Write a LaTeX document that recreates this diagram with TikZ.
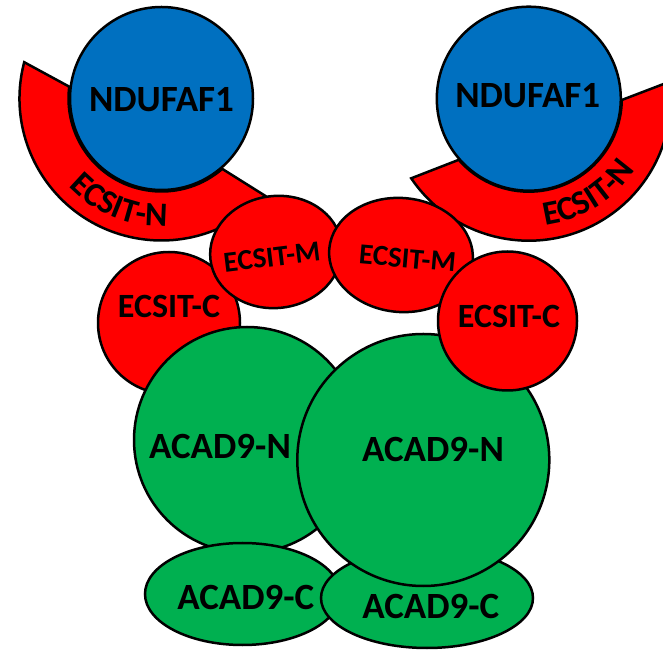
\documentclass[tikz,border=0pt]{standalone}
\usepackage{fontspec}
\setmainfont{Carlito}
\usetikzlibrary{calc,decorations.text}
\definecolor{ered}{RGB}{255,0,0}
\definecolor{nblue}{RGB}{0,112,192}
\definecolor{agreen}{RGB}{0,176,80}
\newcommand\bandfont{\bfseries\fontsize{34}{34}\selectfont}
\begin{document}
\begin{tikzpicture}[x=1pt,y=1pt,
  outl/.style={draw=black,line width=2.5pt},
  redshape/.style={outl,fill=ered},
  blueshape/.style={outl,fill=nblue},
  greenshape/.style={outl,fill=agreen},
  lab/.style={inner sep=0pt,text=black,font=\bfseries\fontsize{#1}{#1}\selectfont},
  lab/.default=37]
\useasboundingbox (0,0) rectangle (663,650);
\clip (0,0) rectangle (663,650);
\coordinate (NL) at (161.5,551.5);
\coordinate (NR) at (528.8,551.3);
% ECSIT-N bands
\filldraw[redshape] ($(NL)+(165.2:142pt)$) arc[start angle=165.2,end angle=316.8,radius=142pt]
  -- ($(NL)+(310.8:93pt)$) arc[start angle=310.8,end angle=172.7,radius=93pt] -- cycle;
\filldraw[redshape] ($(NR)+(214.1:142pt)$) arc[start angle=214.1,end angle=366.9,radius=142pt]
  -- ($(NR)+(359.2:93pt)$) arc[start angle=359.2,end angle=221.1,radius=93pt] -- cycle;
\path[decorate,decoration={text along path,text={|\bandfont|ECSIT-N},text align=center}]
  ($(NL)+(200:128pt)$) arc[start angle=200,end angle=296,radius=128pt];
\path[decorate,decoration={text along path,text={|\bandfont|ECSIT-N},text align=center}]
  ($(NR)+(254:128pt)$) arc[start angle=254,end angle=350,radius=128pt];
% NDUFAF1
\filldraw[blueshape] (NL) circle[radius=91.5pt];
\filldraw[blueshape] (NR) circle[radius=92pt];
\node[lab] (tNL) at (161.5,550.5) {NDUFAF1};
\node[lab] (tNR) at (527.7,554.2) {NDUFAF1};
% ECSIT-C left
\coordinate (CL) at (169,327);
\filldraw[redshape] (CL) circle[radius=71pt];
\node[lab=34] (tCL) at (169,344) {ECSIT-C};
% ECSIT-M
\coordinate (ML) at (276,398);
\filldraw[redshape,rotate around={7:(ML)}] (ML) ellipse[x radius=66pt,y radius=56pt];
\node[lab=29,rotate=7] (tML) at (272,393) {ECSIT-M};
\coordinate (MR) at (401,395);
\filldraw[redshape,rotate around={-5:(MR)}] (MR) ellipse[x radius=72pt,y radius=57pt];
\node[lab=29,rotate=-5] (tMR) at (407.5,391.5) {ECSIT-M};
% ACAD9-N left
\coordinate (AL) at (247,210);
\filldraw[greenshape] (AL) circle[radius=113pt];
\node[lab] (tAL) at (220,203.5) {ACAD9-N};
% ACAD9-C left
\coordinate (BL) at (242.5,56);
\filldraw[greenshape] (BL) ellipse[x radius=97.5pt,y radius=51pt];
\node[lab] (tBL) at (245.8,52.5) {ACAD9-C};
% ACAD9-C right
\coordinate (BR) at (427,52);
\filldraw[greenshape] (BR) ellipse[x radius=106pt,y radius=50pt];
\node[lab] (tBR) at (430.8,43.3) {ACAD9-C};
% ACAD9-N right
\coordinate (AR) at (423.3,190);
\filldraw[greenshape] (AR) circle[radius=126pt];
\node[lab] (tAR) at (433,201) {ACAD9-N};
% ECSIT-C right
\coordinate (CR) at (507.5,329);
\filldraw[redshape] (CR) circle[radius=69.5pt];
\node[lab=34] (tCR) at (509,334) {ECSIT-C};
\end{tikzpicture}
\end{document}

- **Instructions to follow**: Drop the images and repeat the data exactly.

- **Result for this exercise**:
Write a LaTeX document that recreates this diagram with TikZ.
\documentclass[tikz,border=0pt]{standalone}
\usepackage{fontspec}
\setmainfont{Carlito}
\usetikzlibrary{calc,decorations.text}
\definecolor{ered}{RGB}{255,0,0}
\definecolor{nblue}{RGB}{0,112,192}
\definecolor{agreen}{RGB}{0,176,80}
\newcommand\bandfont{\bfseries\fontsize{34}{34}\selectfont}
\begin{document}
\begin{tikzpicture}[x=1pt,y=1pt,
  outl/.style={draw=black,line width=2.5pt},
  redshape/.style={outl,fill=ered},
  blueshape/.style={outl,fill=nblue},
  greenshape/.style={outl,fill=agreen},
  lab/.style={inner sep=0pt,text=black,font=\bfseries\fontsize{#1}{#1}\selectfont},
  lab/.default=37]
\useasboundingbox (0,0) rectangle (663,650);
\clip (0,0) rectangle (663,650);
\coordinate (NL) at (161.5,551.5);
\coordinate (NR) at (528.8,551.3);
% ECSIT-N bands
\filldraw[redshape] ($(NL)+(165.2:142pt)$) arc[start angle=165.2,end angle=316.8,radius=142pt]
  -- ($(NL)+(310.8:93pt)$) arc[start angle=310.8,end angle=172.7,radius=93pt] -- cycle;
\filldraw[redshape] ($(NR)+(214.1:142pt)$) arc[start angle=214.1,end angle=366.9,radius=142pt]
  -- ($(NR)+(359.2:93pt)$) arc[start angle=359.2,end angle=221.1,radius=93pt] -- cycle;
\path[decorate,decoration={text along path,text={|\bandfont|ECSIT-N},text align=center}]
  ($(NL)+(200:128pt)$) arc[start angle=200,end angle=296,radius=128pt];
\path[decorate,decoration={text along path,text={|\bandfont|ECSIT-N},text align=center}]
  ($(NR)+(254:128pt)$) arc[start angle=254,end angle=350,radius=128pt];
% NDUFAF1
\filldraw[blueshape] (NL) circle[radius=91.5pt];
\filldraw[blueshape] (NR) circle[radius=92pt];
\node[lab] (tNL) at (161.5,550.5) {NDUFAF1};
\node[lab] (tNR) at (527.7,554.2) {NDUFAF1};
% ECSIT-C left
\coordinate (CL) at (169,327);
\filldraw[redshape] (CL) circle[radius=71pt];
\node[lab=34] (tCL) at (169,344) {ECSIT-C};
% ECSIT-M
\coordinate (ML) at (276,398);
\filldraw[redshape,rotate around={7:(ML)}] (ML) ellipse[x radius=66pt,y radius=56pt];
\node[lab=29,rotate=7] (tML) at (272,393) {ECSIT-M};
\coordinate (MR) at (401,395);
\filldraw[redshape,rotate around={-5:(MR)}] (MR) ellipse[x radius=72pt,y radius=57pt];
\node[lab=29,rotate=-5] (tMR) at (407.5,391.5) {ECSIT-M};
% ACAD9-N left
\coordinate (AL) at (247,210);
\filldraw[greenshape] (AL) circle[radius=113pt];
\node[lab] (tAL) at (220,203.5) {ACAD9-N};
% ACAD9-C left
\coordinate (BL) at (242.5,56);
\filldraw[greenshape] (BL) ellipse[x radius=97.5pt,y radius=51pt];
\node[lab] (tBL) at (245.8,52.5) {ACAD9-C};
% ACAD9-C right
\coordinate (BR) at (427,52);
\filldraw[greenshape] (BR) ellipse[x radius=106pt,y radius=50pt];
\node[lab] (tBR) at (430.8,43.3) {ACAD9-C};
% ACAD9-N right
\coordinate (AR) at (423.3,190);
\filldraw[greenshape] (AR) circle[radius=126pt];
\node[lab] (tAR) at (433,201) {ACAD9-N};
% ECSIT-C right
\coordinate (CR) at (507.5,329);
\filldraw[redshape] (CR) circle[radius=69.5pt];
\node[lab=34] (tCR) at (509,334) {ECSIT-C};
\end{tikzpicture}
\end{document}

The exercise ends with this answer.